Line 12 had Been Previously Monitored and TrackedBy Lorenzo Núñez | Wed, 05/19/2021 - 15:24
Mexico City’s Subway Line 12 controversy continues as media shows that the collapsed line had been monitored and tracked from Sep. 13 to Dec. 19, 2019. The company in charge of the inspection was Ingeniería, Servicios y Sistemas Aplicados (ISSA), the same company that received a US$250 thousand payment from SCT for those services. Florencia Serranía Soto, Director of the Mexico City subway, assures that during the 2019 review there were no worrying claims. Tragically, even with this monitoring, Line 12 ended up collapsing on May 3, leaving 26 dead.
ISSA has also worked in different infrastructure projects for the local government, such as Cablebús and other Line 12 improvements. In August 2019, ISSA received a US$630 thousand contract to update the electromechanics of Line 12. The company also received a US$2 million payment for the installation of the electric elevators and fire prevention system of Line 12, as reported by Inmobiliare. The company was also in charge of supervising the test phase of Cablebús as part of a US$3.1 million contract, a project that is going to be inaugurated in June 2021.

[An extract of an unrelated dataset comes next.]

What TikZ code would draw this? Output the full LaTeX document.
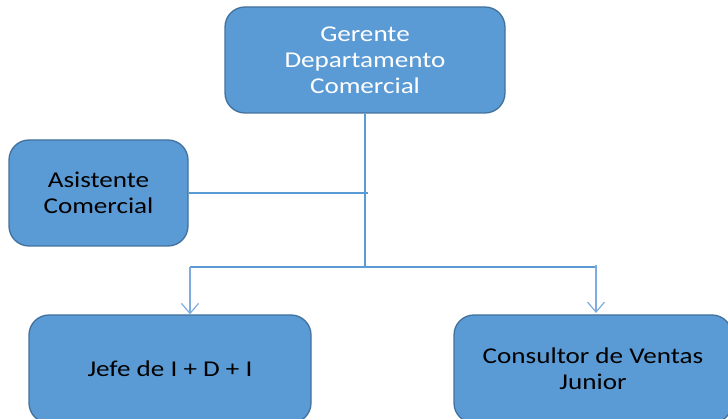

Long Line of Controversies and Steps Ahead
Line 12 was constructed when Marcelo Ebrard, the current Minister of Foreign Affairs, was the Head of the Government of Mexico City, then a Federal District. Line 12 represented an investment of US$1.8 billion dollars and was inaugurated in October 2012, according to El Pais. Months after its inauguration, Miguel Ángel Mancera, who followed Ebrard as Head of the Government, stopped the line’s circulation arguing that there were irregularities in its construction that could put many lives in danger, as reported by MBN.

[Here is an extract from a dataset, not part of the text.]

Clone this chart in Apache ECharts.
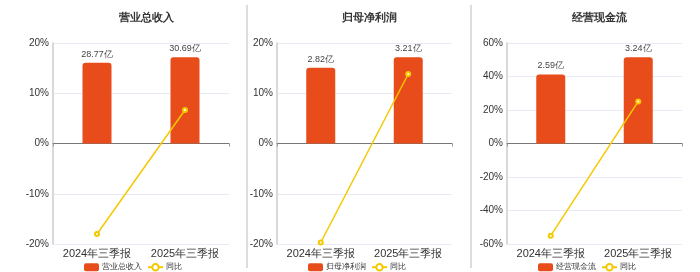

Additionally, Line 12 is Mexico City’s was built by the consortium Carso, Alstom, and Ingenieros Civiles Asociados (ICA). The consortium is also in charge of the construction of the Mayan Train and the Dos Bocas Refinery. According to Noreste, ICA had previously informed that Line 12 had problems with the rails due to their incompatibility with the trains. Construcciones y Auxiliar de Ferrocarriles (CAF Mexico) answered that the rails were designed under the supervision of Mexico City Metro and met all qualifications.

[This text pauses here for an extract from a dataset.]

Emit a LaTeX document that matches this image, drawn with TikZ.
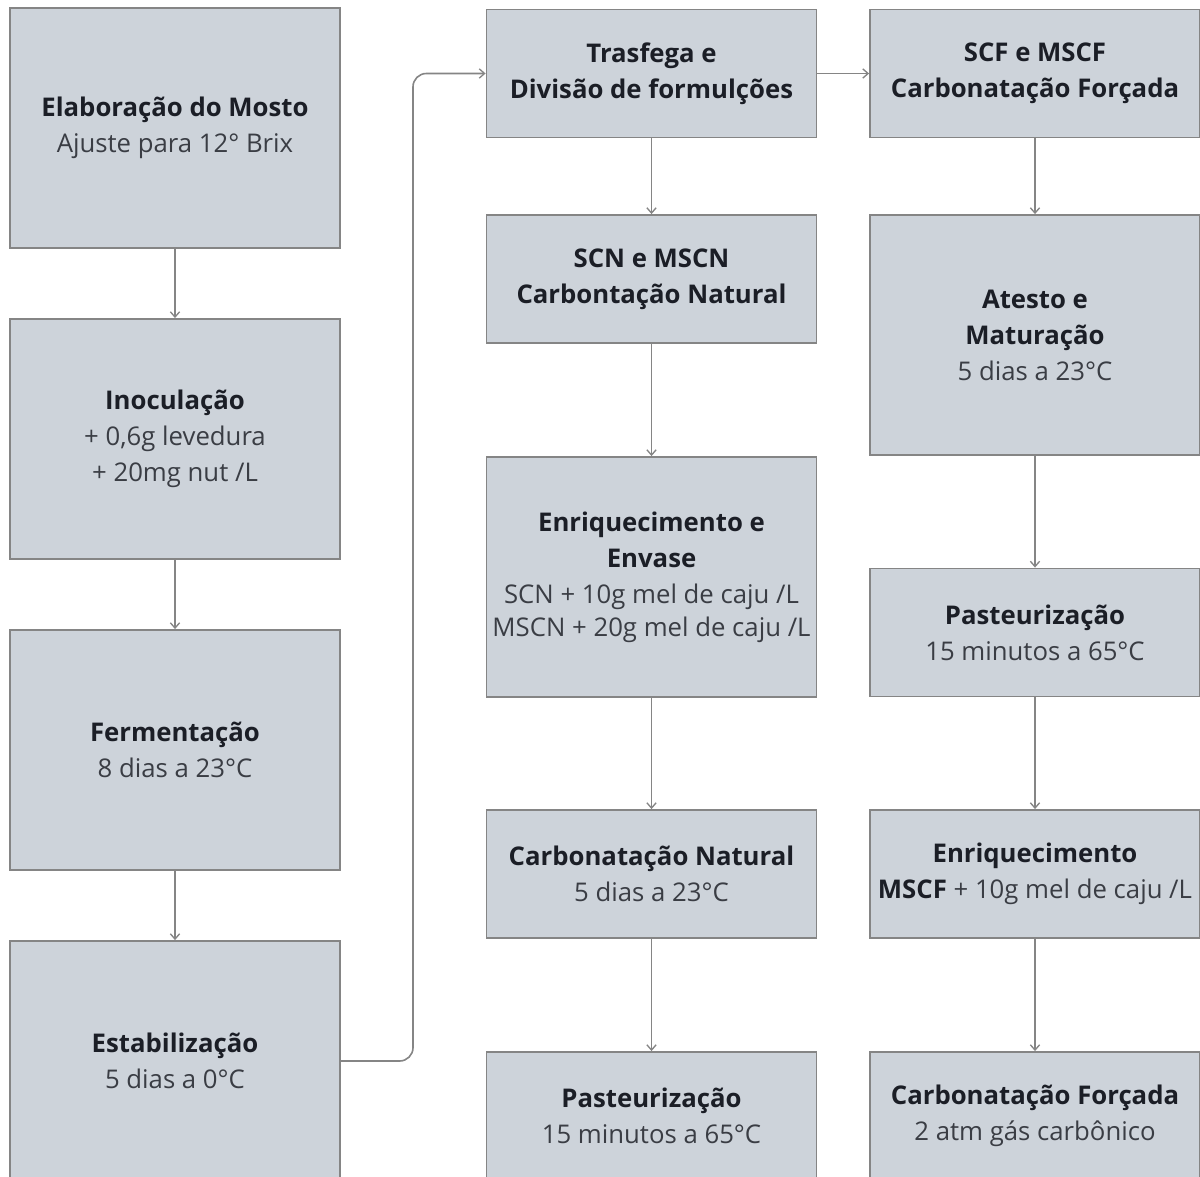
\documentclass[tikz,border=0pt]{standalone}
\usepackage{fontspec}
\setmainfont{Open Sans}
\usetikzlibrary{arrows.meta}
\definecolor{boxfill}{HTML}{CDD3DA}
\definecolor{boxline}{HTML}{858585}
\definecolor{titlecol}{HTML}{1B1E26}
\definecolor{textcol}{HTML}{3A3D44}
\newcommand{\tb}[1]{{\color{titlecol}\bfseries #1}}
\begin{document}
\begin{tikzpicture}[x=0.75pt,y=-0.75pt,
  box/.style={draw=boxline, fill=boxfill, line width=1.4pt, inner sep=0pt,
    minimum width=247.5pt, align=center, text=textcol,
    font=\fontsize{19.3}{27}\selectfont},
  tall/.style={box, minimum height=180pt},
  short/.style={box, minimum height=96pt},
  conn/.style={draw=boxline, line width=1.2pt,
    -{Straight Barb[length=4pt,width=7pt,line width=1pt]}}]
\useasboundingbox (0,0) rectangle (1200,1177);
\clip (0,0) rectangle (1200,1177);
\fill[white] (0,0) rectangle (1200,1177);
% column 1
\node[tall] (m1) at (175,128) {\tb{Elaboração do Mosto}\\Ajuste para 12° Brix};
\node[tall] (m2) at (175,439) {\tb{Inoculação}\\+ 0,6g levedura\\+ 20mg nut /L};
\node[tall] (m3) at (175,750) {\tb{Fermentação}\\8 dias a 23°C};
\node[tall] (m4) at (175,1061) {\tb{Estabilização}\\5 dias a 0°C};
% column 2
\node[short] (n1) at (651.5,73.5) {\tb{Trasfega e}\\\tb{Divisão de formulções}};
\node[short] (n2) at (651.5,279) {\tb{SCN e MSCN}\\\tb{Carbontação Natural}};
\node[tall] (n3) at (651.5,577) {\tb{Enriquecimento e}\\\tb{Envase}\\SCN + 10g mel de caju /L\\[-2pt]MSCN + 20g mel de caju /L};
\node[short] (n4) at (651.5,874) {\tb{Carbonatação Natural}\\5 dias a 23°C};
\node[short] (n5) at (651.5,1116) {\tb{Pasteurização}\\15 minutos a 65°C};
% column 3
\node[short] (f1) at (1035,73.5) {\tb{SCF e MSCF}\\\tb{Carbonatação Forçada}};
\node[tall] (f2) at (1035,335) {\tb{Atesto e}\\\tb{Maturação}\\5 dias a 23°C};
\node[short] (f3) at (1035,632.5) {\tb{Pasteurização}\\15 minutos a 65°C};
\node[short] (f4) at (1035,874) {\tb{Enriquecimento}\\\tb{MSCF} + 10g mel de caju /L};
\node[short] (f5) at (1035,1116) {\tb{Carbonatação Forçada}\\2 atm gás carbônico};
% connectors
\draw[conn] (m1.south) -- (m2.north);
\draw[conn] (m2.south) -- (m3.north);
\draw[conn] (m3.south) -- (m4.north);
\coordinate (bend) at (413,0);
\draw[conn, rounded corners=10pt] (m4.east) -- (m4.east -| bend) -- (bend |- n1.west) -- (n1.west);
\draw[conn] (n1.east) -- (f1.west);
\draw[conn] (n1.south) -- (n2.north);
\draw[conn] (n2.south) -- (n3.north);
\draw[conn] (n3.south) -- (n4.north);
\draw[conn] (n4.south) -- (n5.north);
\draw[conn] (f1.south) -- (f2.north);
\draw[conn] (f2.south) -- (f3.north);
\draw[conn] (f3.south) -- (f4.north);
\draw[conn] (f4.south) -- (f5.north);
\end{tikzpicture}
\end{document}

This tragedy has put the group of preferred companies in charge of the national infrastructure projects and the current administration on the spot. Foreign specialists participating in the assessment of the incident on Line 12 will visit the workshops holding elements removed from ground zero on May 19. These elements include the trains that fell, informed Miryam Urzúa, Secretary of Integral Risk Management and Civil Protection of the capital city, as reported by Milenio.